Provided records:
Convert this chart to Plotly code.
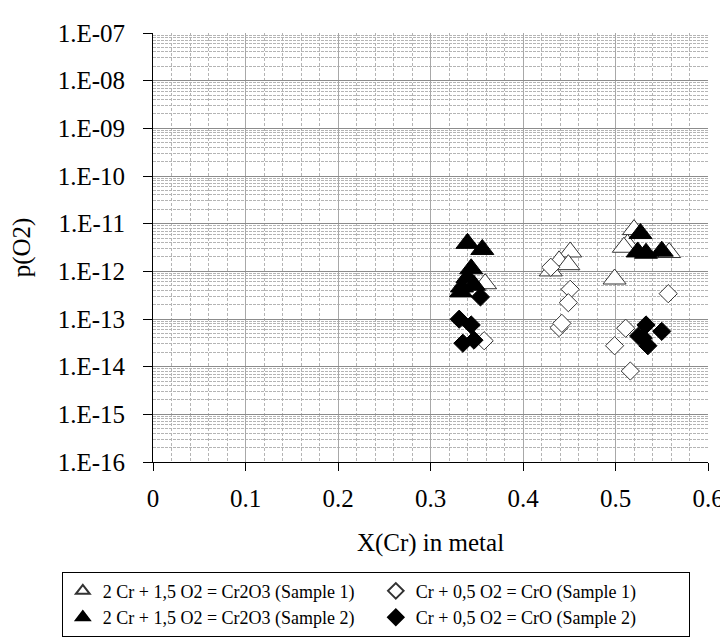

...

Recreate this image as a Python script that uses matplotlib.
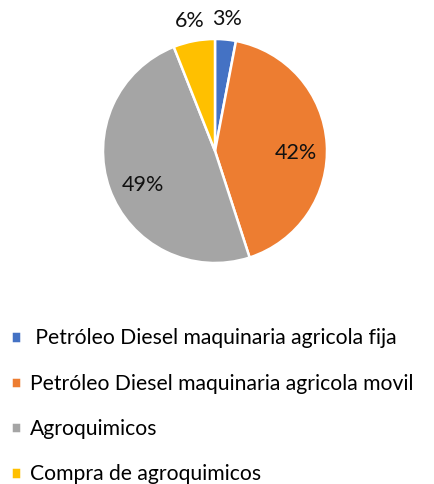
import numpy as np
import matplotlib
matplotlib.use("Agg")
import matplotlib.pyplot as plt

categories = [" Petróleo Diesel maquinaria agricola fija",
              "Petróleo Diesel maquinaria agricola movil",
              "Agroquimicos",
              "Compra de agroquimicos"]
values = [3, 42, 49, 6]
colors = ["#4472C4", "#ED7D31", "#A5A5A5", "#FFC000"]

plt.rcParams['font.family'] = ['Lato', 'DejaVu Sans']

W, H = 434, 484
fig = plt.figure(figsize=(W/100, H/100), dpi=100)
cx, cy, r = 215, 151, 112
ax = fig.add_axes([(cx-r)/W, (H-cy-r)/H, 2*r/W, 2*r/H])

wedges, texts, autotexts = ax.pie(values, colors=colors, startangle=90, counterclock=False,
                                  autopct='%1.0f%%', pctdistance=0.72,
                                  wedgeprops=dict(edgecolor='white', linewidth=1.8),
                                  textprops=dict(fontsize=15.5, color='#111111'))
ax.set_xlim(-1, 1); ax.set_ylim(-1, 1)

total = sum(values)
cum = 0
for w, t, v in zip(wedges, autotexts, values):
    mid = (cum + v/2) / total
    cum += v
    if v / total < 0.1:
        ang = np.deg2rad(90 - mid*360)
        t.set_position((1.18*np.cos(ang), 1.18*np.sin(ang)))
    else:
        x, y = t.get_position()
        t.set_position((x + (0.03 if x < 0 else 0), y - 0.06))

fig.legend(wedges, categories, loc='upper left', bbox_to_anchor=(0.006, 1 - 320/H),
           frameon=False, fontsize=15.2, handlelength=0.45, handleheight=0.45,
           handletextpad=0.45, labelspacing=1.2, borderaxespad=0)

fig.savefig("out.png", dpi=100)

What is required: Begin with the line where "Recreate this image" appears and end with the line where "import matplotlib.pyplot as plt" appears. Copy only that stretch, exactly, with no pictures.

Exercise answer:
Recreate this image as a Python script that uses matplotlib.
import numpy as np
import matplotlib
matplotlib.use("Agg")
import matplotlib.pyplot as plt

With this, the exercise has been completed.